Their new (by a few decades) neighbors were the edge of the still ongoing Bantu expansion, self-consciously ethnic folks who called themselves Ovaherero. Those in Botswana were descendants of refugees from the German genocide in Southwest Africa early in the twentieth century. I had many interactions with Herero but I never paid much attention to their ways. Twenty years later I went back to the Kalahari intending to learn more about the Herero. I was able to waltz right in to the community with no difficulty at all since I had known and interacted with the same people for twenty years. I was welcomed as an old friend.
My interests were demography, family histories, family organization, and reproductive strategies. I soon discovered that, in contrast to Bushmen, Herero were full of a lot of interesting surprises. I intend to describe several of these surprises on this blog since anthropology in general seems to have lost much of its old keen sense of cultural diversity. Time to try to resurrect some of it.
We initially set up a camp, several tents surrounded by a thorn-bush fence, about half a kilometer from the village of a male named Katjambandje, a prosperous rancher in his late sixties. He had two wives: a senior wife who was his age and who had never had children and a junior wife who was hardly ever present in his village, although a number of her children lived there.
One day Katjambandje stopped by our camp and mentioned that his new wife had arrived and that we should drop by to see her. I wandered over and met his new wife, a giggly young girl about 11 years old. Since his senior wife had never had children, her family (i.e. matrilineage) was obligated to provide him a replacement senior wife: the 11 year old was indeed a niece of his current senior wife.
I sat down with him to find out more about all this. I felt comfortable teasing him just a little bit since he was an old friend. “You are old, not very good looking, and you only have three teeth,” I said, “don’t you think taking a new 11 year old wife is somewhat extreme?” He was completely puzzled by my question, with no idea what I was talking about. I gently persisted but without any connection at all in the conversation until, finally, he got it. He looked at me with surprise and disgust: “you Europeans must have really bizarre customs” he said.
The idea that he would have sexual access to his new wife never occurred to him. I was hinting around thinking bad thoughts about my old friend, “was he a dirty old man?” He caught on and told me that I was a dirty old man. He then explained that it didn’t matter whom she invited into her hut at night, the children would still belong to him.

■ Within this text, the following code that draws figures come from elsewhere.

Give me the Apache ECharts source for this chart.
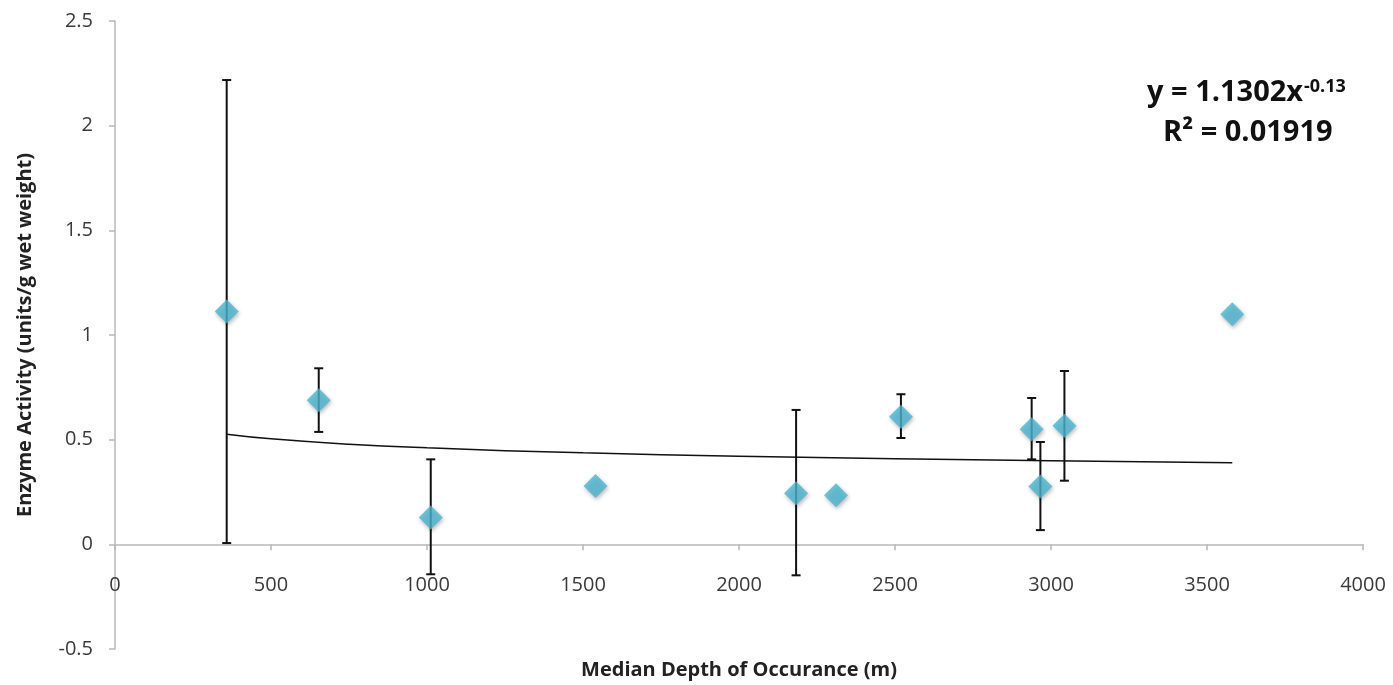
<!DOCTYPE html>
<html>
<head>
<meta charset="utf-8">
<script src="https://cdn.jsdelivr.net/npm/echarts@6/dist/echarts.min.js"></script>
<style>
html,body{margin:0;padding:0;background:#fff;}
#chart{width:1393px;height:685px;}
</style>
</head>
<body>
<div id="chart"></div>
<script>
// Data
const depth    = [358, 653, 1012, 1540, 2183, 2311, 2519, 2938, 2966, 3043, 3581];
const activity = [1.112, 0.688, 0.128, 0.279, 0.244, 0.234, 0.610, 0.550, 0.276, 0.566, 1.099];
const errLow   = [0.006, 0.537, -0.143, null, -0.148, null, 0.508, 0.406, 0.068, 0.304, null];
const errHigh  = [2.218, 0.841, 0.406, null, 0.642, null, 0.717, 0.699, 0.489, 0.828, null];
// Power trendline as drawn in the picture
const trendX = [358, 500, 750, 1000, 1500, 2000, 2500, 3000, 3581];
const trendY = [0.526, 0.504, 0.478, 0.461, 0.437, 0.421, 0.409, 0.399, 0.390];
const xTicks = [0, 500, 1000, 1500, 2000, 2500, 3000, 3500, 4000];
const yTicks = [-0.5, 0, 0.5, 1, 1.5, 2, 2.5];

const font = '"Open Sans", "DejaVu Sans", sans-serif';
const chart = echarts.init(document.getElementById('chart'), null, {renderer: 'canvas'});

const errData = [];
depth.forEach((d, i) => { if (errLow[i] !== null) errData.push([d, errLow[i], errHigh[i]]); });

chart.setOption({
  animation: false,
  backgroundColor: '#fff',
  grid: {left: 115, right: 30, top: 21, bottom: 36, containLabel: false, outerBoundsMode: 'none'},
  xAxis: {
    type: 'value', min: xTicks[0], max: xTicks[xTicks.length - 1], interval: 500,
    axisLine: {onZero: true, lineStyle: {color: '#b8b8b8', width: 1.5}},
    axisTick: {show: true, length: 6, lineStyle: {color: '#b8b8b8', width: 1.5}},
    axisLabel: {margin: -74, color: '#3a3a3a', fontFamily: font, fontSize: 20, formatter: v => String(v)},
    splitLine: {show: false},
    name: 'Median Depth of Occurance (m)', nameLocation: 'middle', nameGap: 11,
    nameTextStyle: {fontFamily: font, fontSize: 20, fontWeight: 'bold', color: '#222'}
  },
  yAxis: {
    type: 'value', min: yTicks[0], max: yTicks[yTicks.length - 1], interval: 0.5,
    axisLine: {show: true, onZero: false, lineStyle: {color: '#b8b8b8', width: 1.5}},
    axisTick: {show: true, length: 6, lineStyle: {color: '#b8b8b8', width: 1.5}},
    axisLabel: {margin: 22, color: '#3a3a3a', fontFamily: font, fontSize: 20, formatter: v => String(v)},
    splitLine: {show: false},
    name: 'Enzyme Activity (units/g wet weight)', nameLocation: 'middle', nameGap: 80, nameRotate: 90,
    nameTextStyle: {fontFamily: font, fontSize: 20, fontWeight: 'bold', color: '#222'}
  },
  graphic: [
    {type: 'text', x: 1147, y: 93, style: {text: 'y = 1.1302x', font: 'bold 29px ' + font, fill: '#111', textVerticalAlign: 'middle'}},
    {type: 'text', x: 1304, y: 87, style: {text: '-0.13', font: 'bold 18px ' + font, fill: '#111', textVerticalAlign: 'middle'}},
    {type: 'text', x: 1163, y: 133, style: {text: 'R² = 0.01919', font: 'bold 29px ' + font, fill: '#111', textVerticalAlign: 'middle'}}
  ],
  series: [
    {
      type: 'line', data: trendX.map((x, i) => [x, trendY[i]]), smooth: true,
      showSymbol: false, symbol: 'none', lineStyle: {color: '#111', width: 1.5}, z: 2, silent: true
    },
    {
      type: 'custom', z: 3, silent: true,
      data: errData,
      renderItem: function (params, api) {
        const x = api.value(0);
        const lo = api.coord([x, api.value(1)]);
        const hi = api.coord([x, api.value(2)]);
        const cw = 4.5;
        const st = {stroke: '#111', lineWidth: 2};
        return {type: 'group', children: [
          {type: 'line', shape: {x1: lo[0], y1: lo[1], x2: hi[0], y2: hi[1]}, style: st},
          {type: 'line', shape: {x1: lo[0] - cw, y1: lo[1], x2: lo[0] + cw, y2: lo[1]}, style: st},
          {type: 'line', shape: {x1: hi[0] - cw, y1: hi[1], x2: hi[0] + cw, y2: hi[1]}, style: st}
        ]};
      }
    },
    {
      type: 'scatter', z: 4, data: depth.map((d, i) => [d, activity[i]]),
      symbol: 'diamond', symbolSize: [24, 24],
      itemStyle: {color: '#4cb5d0', shadowBlur: 4, shadowColor: 'rgba(0,0,0,0.35)', shadowOffsetX: 1, shadowOffsetY: 2}
    }
  ]
});
</script>
</body>
</html>
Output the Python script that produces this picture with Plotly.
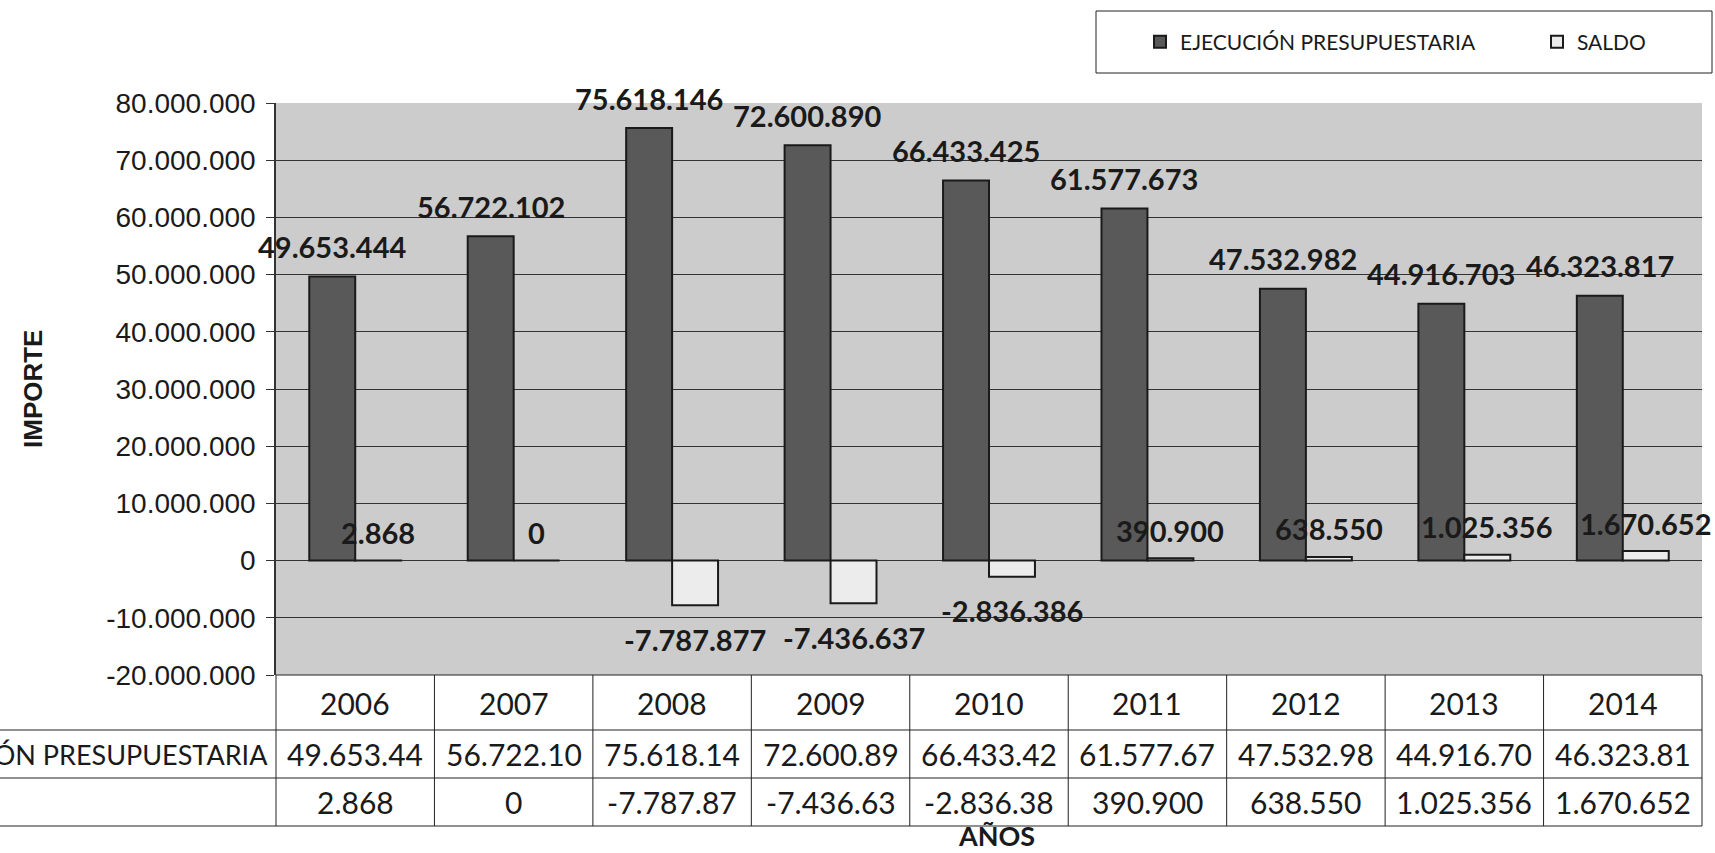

A few days later I was sitting around drinking tea with his original senior wife, a lovely lady named Musuona. She looked at her niece and replacement with love and pride and said “Look at her, isn’t she beautiful? See how her breasts are growing.” She was an ok looking girl but her chest was just as flat as a pine board. Nevertheless I agreed.
As I became familiar with Herero culture I understood more and more of what was going on. Herero men are from the sociology department and Herero women are from the biology department. Men strive for followers, which means people sharing the same (patrilineally inherited) surname. By all the evidence they are indifferent to paternity certainty. No matter the biological fathers of the new senior wife’s children, the children would “belong” to Katjambandje and bear his surname, Mbakeya.
Musuona, on the other hand, was focused on biological kinship, meaning her matrilineage. Her niece would have children who would have claims to inherit cattle from Katjambandje, and these cattle would bring prosperity to her own family. Again read “matrilineage” for “family.” There were three centers of power in the village, Musuona was one, Katjambandje’s sister and her daughter and grandchildren were another, and the junior wife and her children were a third. They all had their eyes firmly on Katjambandje’s cattle and were encouraging the fertility of young women of each group to validade claims to his wealth. The new senior wife and several of the other giggling pre-adolescent girls in the village were pawns in a dynastic struggle.
Following custom in anthropology all the names in this post are pseudonyms.